I think there is some support for this in the Genesis lesson. This is the famous story of Abraham at Mamre, meeting the three men who will speak to him in the voice of God. There is really the same distinction here between Abraham and Sarah as there is between Mary and Martha. True, Abraham leaves his guests long enough to give appropriate instructions to Sarah and to the household; but he seems to do that as quickly as possible so as to return and be present to his guests. And surely he was really present to his guests. After today’s lesson, when two of them leave to assess the sinfulness of Sodom, Abraham has the sense of openness in the relationship to negotiate with the third, knowing he was negotiating with God, over the lives of the Sodomites. What came out of this encounter was not simply good service to guests, but a good relationship, one that could sustain tough arguments even with God.

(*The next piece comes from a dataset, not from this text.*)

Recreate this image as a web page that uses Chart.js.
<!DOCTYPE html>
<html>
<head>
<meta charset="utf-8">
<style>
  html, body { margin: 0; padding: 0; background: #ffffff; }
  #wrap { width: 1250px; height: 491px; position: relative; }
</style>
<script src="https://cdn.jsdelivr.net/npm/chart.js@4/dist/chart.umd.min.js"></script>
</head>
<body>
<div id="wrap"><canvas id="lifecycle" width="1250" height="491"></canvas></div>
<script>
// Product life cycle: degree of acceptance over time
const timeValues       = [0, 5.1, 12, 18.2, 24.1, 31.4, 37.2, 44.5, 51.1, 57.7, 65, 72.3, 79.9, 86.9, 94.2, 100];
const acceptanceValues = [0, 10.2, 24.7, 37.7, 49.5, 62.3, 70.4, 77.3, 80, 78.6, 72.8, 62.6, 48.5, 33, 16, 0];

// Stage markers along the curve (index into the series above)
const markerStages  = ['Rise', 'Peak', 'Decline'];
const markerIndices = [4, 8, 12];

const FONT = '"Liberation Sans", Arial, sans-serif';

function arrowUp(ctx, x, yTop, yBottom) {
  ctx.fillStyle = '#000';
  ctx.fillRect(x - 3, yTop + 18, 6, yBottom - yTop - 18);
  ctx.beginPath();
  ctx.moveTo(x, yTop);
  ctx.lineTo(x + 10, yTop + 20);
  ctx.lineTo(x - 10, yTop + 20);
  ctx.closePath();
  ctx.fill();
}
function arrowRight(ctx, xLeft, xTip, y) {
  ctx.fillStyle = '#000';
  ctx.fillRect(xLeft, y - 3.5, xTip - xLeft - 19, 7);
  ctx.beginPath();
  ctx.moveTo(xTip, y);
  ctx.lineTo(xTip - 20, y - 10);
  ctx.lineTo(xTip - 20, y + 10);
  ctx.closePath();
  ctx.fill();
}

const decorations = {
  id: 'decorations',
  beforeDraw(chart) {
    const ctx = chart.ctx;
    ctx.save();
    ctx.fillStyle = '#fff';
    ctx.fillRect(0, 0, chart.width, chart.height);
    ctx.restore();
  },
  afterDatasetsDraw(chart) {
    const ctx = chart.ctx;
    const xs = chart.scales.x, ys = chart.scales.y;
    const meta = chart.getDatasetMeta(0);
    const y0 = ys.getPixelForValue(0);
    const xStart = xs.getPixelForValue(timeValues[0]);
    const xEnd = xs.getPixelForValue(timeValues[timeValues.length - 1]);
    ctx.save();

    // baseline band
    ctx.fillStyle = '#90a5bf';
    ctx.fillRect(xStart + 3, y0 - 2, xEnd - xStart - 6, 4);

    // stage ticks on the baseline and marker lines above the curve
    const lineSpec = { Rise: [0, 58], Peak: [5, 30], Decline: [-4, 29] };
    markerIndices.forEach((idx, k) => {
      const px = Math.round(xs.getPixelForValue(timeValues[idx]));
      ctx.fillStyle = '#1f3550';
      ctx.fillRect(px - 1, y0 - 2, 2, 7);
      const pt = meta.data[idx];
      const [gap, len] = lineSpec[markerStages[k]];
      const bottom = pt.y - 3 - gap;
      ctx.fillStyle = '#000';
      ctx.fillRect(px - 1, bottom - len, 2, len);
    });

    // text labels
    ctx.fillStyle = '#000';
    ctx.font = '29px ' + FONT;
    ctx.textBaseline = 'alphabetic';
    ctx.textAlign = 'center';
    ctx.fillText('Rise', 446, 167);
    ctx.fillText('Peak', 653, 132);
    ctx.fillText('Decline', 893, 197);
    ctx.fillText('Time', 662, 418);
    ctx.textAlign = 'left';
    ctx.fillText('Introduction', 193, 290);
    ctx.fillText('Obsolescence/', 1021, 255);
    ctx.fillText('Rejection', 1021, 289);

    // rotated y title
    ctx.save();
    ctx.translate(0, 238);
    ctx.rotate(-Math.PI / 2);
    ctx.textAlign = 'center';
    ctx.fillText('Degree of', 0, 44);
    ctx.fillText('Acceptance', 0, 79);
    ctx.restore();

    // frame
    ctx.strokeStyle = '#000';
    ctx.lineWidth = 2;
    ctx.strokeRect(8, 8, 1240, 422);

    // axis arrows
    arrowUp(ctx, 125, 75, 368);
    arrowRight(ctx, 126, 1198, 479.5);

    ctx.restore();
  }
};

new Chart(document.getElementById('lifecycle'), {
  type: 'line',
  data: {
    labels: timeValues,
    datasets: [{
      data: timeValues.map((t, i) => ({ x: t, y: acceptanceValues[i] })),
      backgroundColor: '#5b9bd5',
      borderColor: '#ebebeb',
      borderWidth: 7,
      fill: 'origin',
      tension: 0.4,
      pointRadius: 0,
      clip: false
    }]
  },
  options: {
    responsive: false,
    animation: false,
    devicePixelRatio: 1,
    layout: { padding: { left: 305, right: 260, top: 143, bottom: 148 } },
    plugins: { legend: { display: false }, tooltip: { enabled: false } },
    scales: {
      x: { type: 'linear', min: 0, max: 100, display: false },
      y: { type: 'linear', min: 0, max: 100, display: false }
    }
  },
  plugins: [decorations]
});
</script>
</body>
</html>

In many ways this is counterintuitive for us. We may honor contemplative Mary, but we do it as much in the breach as in the observance. We may set aside some time for quiet and reflection; but for most of us it is a small portion. For all our apparent criticism of Martha, we are more likely to focus on her activity. Even in my profession, where we speak often of the importance of “being” rather than “doing” (a chaplain joke: “Don’t just do something! Stand there!”), it’s all too easy to get caught up in function instead of the encounter with the patient as person. We scoff at those who are “so heavenly minded as to be no earthly good,” and so neglect what we think of as Mary’s “better part.”

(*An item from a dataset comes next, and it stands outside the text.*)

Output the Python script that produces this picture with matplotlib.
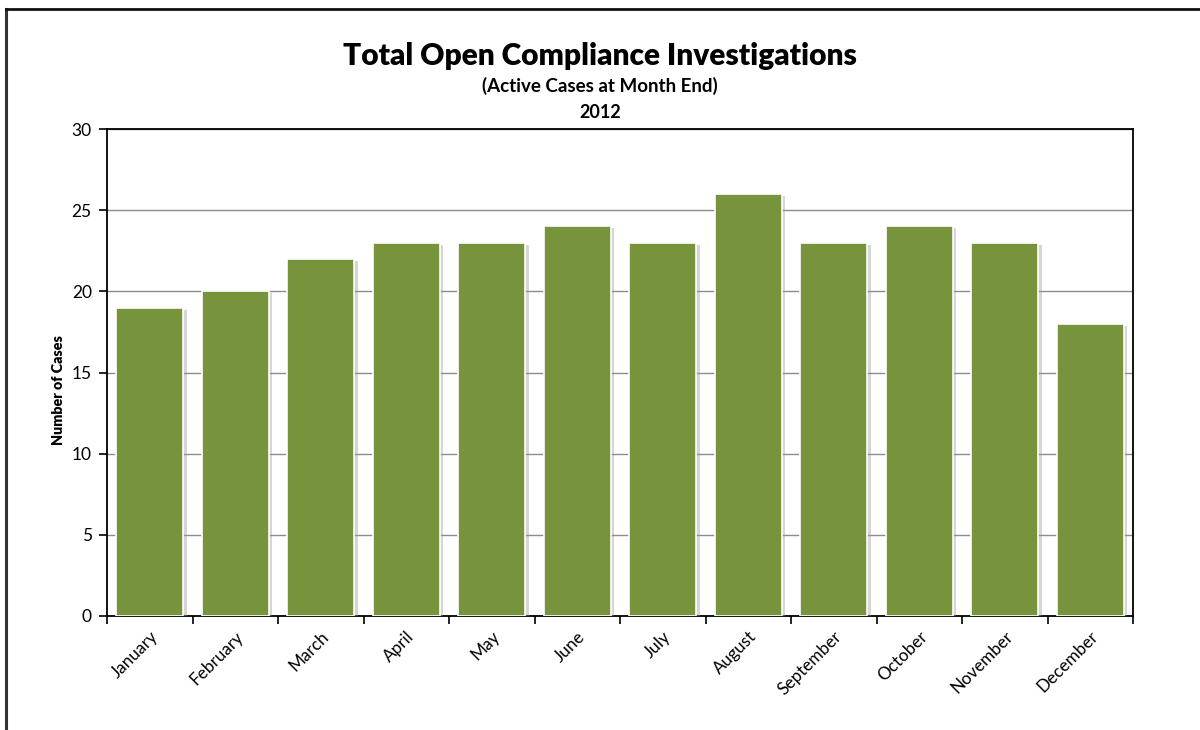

But that takes us away from more than just listening to Jesus. It takes us away from being present to Jesus. We preach that God sought not just obedience from us, but relationship with us. After all, why make us sentient, why make us free of thought and will – why make us human – if all God wanted was properly programmed robots? Why give us the capacity for relationship, if not for us to live in relationship with God. We identify the Trinity as relational, and our capacity for relationship as part of what it means to be made in the image and likeness of God. We claim the importance of prayers of intercession and lament as well as prayers of praise and contemplation, and sing of sharing “all our sins and griefs,” and not just waiting for what we might hear.

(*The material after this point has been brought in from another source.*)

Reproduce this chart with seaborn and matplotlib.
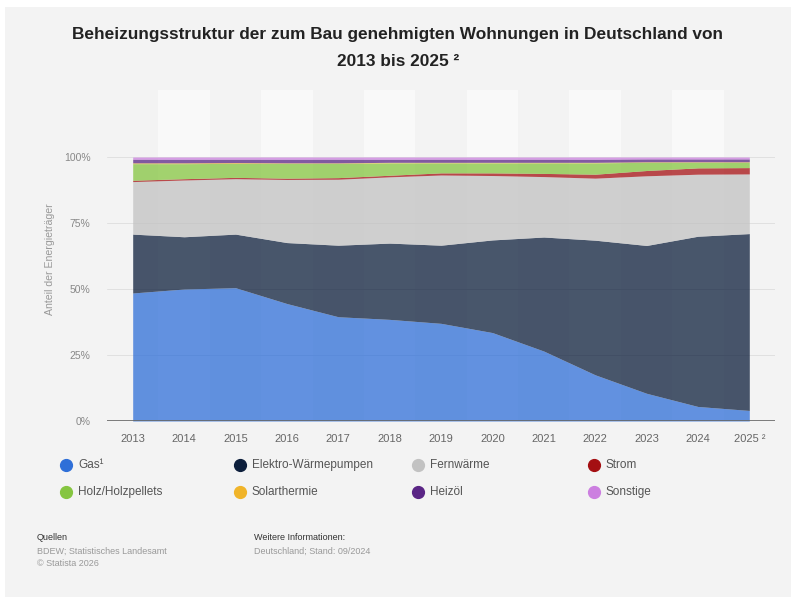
import matplotlib
matplotlib.use("Agg")
import matplotlib.pyplot as plt
import seaborn as sns
import numpy as np
from matplotlib.lines import Line2D
from matplotlib.patches import Rectangle

years = [2013, 2014, 2015, 2016, 2017, 2018, 2019, 2020, 2021, 2022, 2023, 2024, 2025]
year_labels = ["2013", "2014", "2015", "2016", "2017", "2018", "2019", "2020",
               "2021", "2022", "2023", "2024", "2025 ²"]

gas = [48.5, 50.0, 50.5, 44.5, 39.5, 38.5, 37.0, 33.5, 26.5, 17.5, 10.5, 5.5, 4.0]
waermepumpen = [22.3, 19.8, 20.3, 23.1, 27.1, 28.9, 29.6, 35.1, 43.2, 51.0, 56.0, 64.5, 67.0]
fernwaerme = [19.9, 21.5, 21.0, 23.9, 25.0, 25.1, 26.6, 24.4, 22.9, 23.5, 26.4, 23.5, 22.6]
strom = [0.5, 0.5, 0.5, 0.5, 0.6, 0.6, 0.8, 1.0, 1.2, 1.5, 2.0, 2.4, 2.4]
holz = [6.3, 5.7, 5.3, 5.6, 5.4, 4.7, 3.8, 3.8, 4.0, 4.3, 3.1, 2.1, 2.0]
solarthermie = [0.3, 0.3, 0.3, 0.2, 0.2, 0.2, 0.2, 0.2, 0.2, 0.2, 0.2, 0.2, 0.2]
heizoel = [1.4, 1.4, 1.3, 1.4, 1.4, 1.2, 1.2, 1.2, 1.2, 1.2, 1.1, 1.1, 1.1]
sonstige = [0.8, 0.8, 0.8, 0.8, 0.8, 0.8, 0.8, 0.8, 0.8, 0.8, 0.7, 0.7, 0.7]

series_names = ["Gas¹", "Elektro-Wärmepumpen", "Fernwärme", "Strom",
                "Holz/Holzpellets", "Solarthermie", "Heizöl", "Sonstige"]
series_values = [gas, waermepumpen, fernwaerme, strom, holz, solarthermie, heizoel, sonstige]
colors = ["#2f6fd8", "#0d1f3c", "#c2c2c2", "#a40f12",
          "#85c540", "#f0b429", "#5a2585", "#cc7fe0"]

y_ticks = [0, 25, 50, 75, 100]
y_tick_labels = ["0%", "25%", "50%", "75%", "100%"]

sns.set_theme(style="white")
plt.rcParams["font.family"] = ["Liberation Sans", "DejaVu Sans"]

W, H = 796, 597
BG = "#f3f3f3"
fig = plt.figure(figsize=(W / 100, H / 100), dpi=100)
fig.patch.set_facecolor("white")
fig.add_artist(Rectangle((5 / W, 0.0), (W - 10) / W, (H - 7) / H,
                         transform=fig.transFigure, facecolor=BG,
                         edgecolor="none", zorder=-10))

left, right = 107 / W, 775 / W
bottom, top = (H - 421) / H, (H - 90) / H
ax = fig.add_axes([left, bottom, right - left, top - bottom])
ax.set_facecolor(BG)

ax.set_xlim(2012.5, 2025.5)
ax.set_ylim(0, 125.4)

for i, yr in enumerate(years):
    if i % 2 == 1:
        ax.axvspan(yr - 0.5, yr + 0.5, color="#f9f9f9", zorder=0, lw=0)

for t in y_ticks[1:]:
    ax.axhline(t, color="#e0e0e0", lw=0.7, zorder=1)
ax.axhline(0, color="#666666", lw=1.2, zorder=5)

ax.stackplot(years, *series_values, colors=colors, alpha=0.75, lw=0, zorder=3)

for s in ax.spines.values():
    s.set_visible(False)

ax.set_xticks(years)
ax.set_xticklabels(year_labels, fontsize=8, color="#666666")
ax.set_yticks(y_ticks)
ax.set_yticklabels(y_tick_labels, fontsize=7.5, color="#888888")
ax.tick_params(axis="both", length=0)
ax.tick_params(axis="x", pad=9)
ax.tick_params(axis="y", pad=12)
ax.set_ylabel("Anteil der Energieträger", fontsize=7.6, color="#999999")
ax.yaxis.set_label_coords(-0.078, 0.49)

fig.text(0.5, 1 - 35 / H, "Beheizungsstruktur der zum Bau genehmigten Wohnungen in Deutschland von",
         ha="center", va="center", fontsize=12.4, fontweight="bold", color="#222222")
fig.text(0.5, 1 - 62 / H, "2013 bis 2025 ²",
         ha="center", va="center", fontsize=12.4, fontweight="bold", color="#222222")

col_x = [66, 240, 418, 594]
row_y = [465, 492]
for i, (name, c) in enumerate(zip(series_names, colors)):
    col = i % 4
    row = i // 4
    x = col_x[col]
    y = row_y[row]
    fig.add_artist(Line2D([x / W], [1 - y / H], marker="o", markersize=8.5,
                          color=c, linestyle="none", transform=fig.transFigure))
    fig.text((x + 12) / W, 1 - y / H, name, ha="left", va="center",
             fontsize=8.5, color="#555555")

fig.text(37 / W, 1 - 537 / H, "Quellen", fontsize=6.5, color="#333333", va="center")
fig.text(37 / W, 1 - 551 / H, "BDEW; Statistisches Landesamt", fontsize=6.5, color="#999999", va="center")
fig.text(37 / W, 1 - 564 / H, "© Statista 2026", fontsize=6.5, color="#999999", va="center")
fig.text(254 / W, 1 - 537 / H, "Weitere Informationen:", fontsize=6.5, color="#333333", va="center")
fig.text(254 / W, 1 - 551 / H, "Deutschland; Stand: 09/2024", fontsize=6.5, color="#999999", va="center")

fig.savefig("out.png", dpi=100, facecolor=fig.get_facecolor())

No, I think perhaps Mary’s “better part” was not simply basking in the presence of Jesus, taking in his every word. Her better part was to be present to Jesus, to establish a relationship with Jesus that, according to John’s Gospel, would allow for mutual grief every bit as hard as Abraham’s negotiations. Martha’s loss was not simply contemplation, but interaction and conversation and relationship – personal relationship for which the best of service is no substitute.
We say that part of being Christian is a “personal relationship with Christ;” and a relationship, even with Jesus, is a two-way street. All our business, like Martha’s, separates us not only from being in the presence of Jesus, but also from being present to Jesus. This Gospel calls us not just to hang around Jesus, but to offer ourselves fully in relationship. Let us, like Mary, choose the “better part,” a full relationship with Christ, trusting that it will not be taken away from us.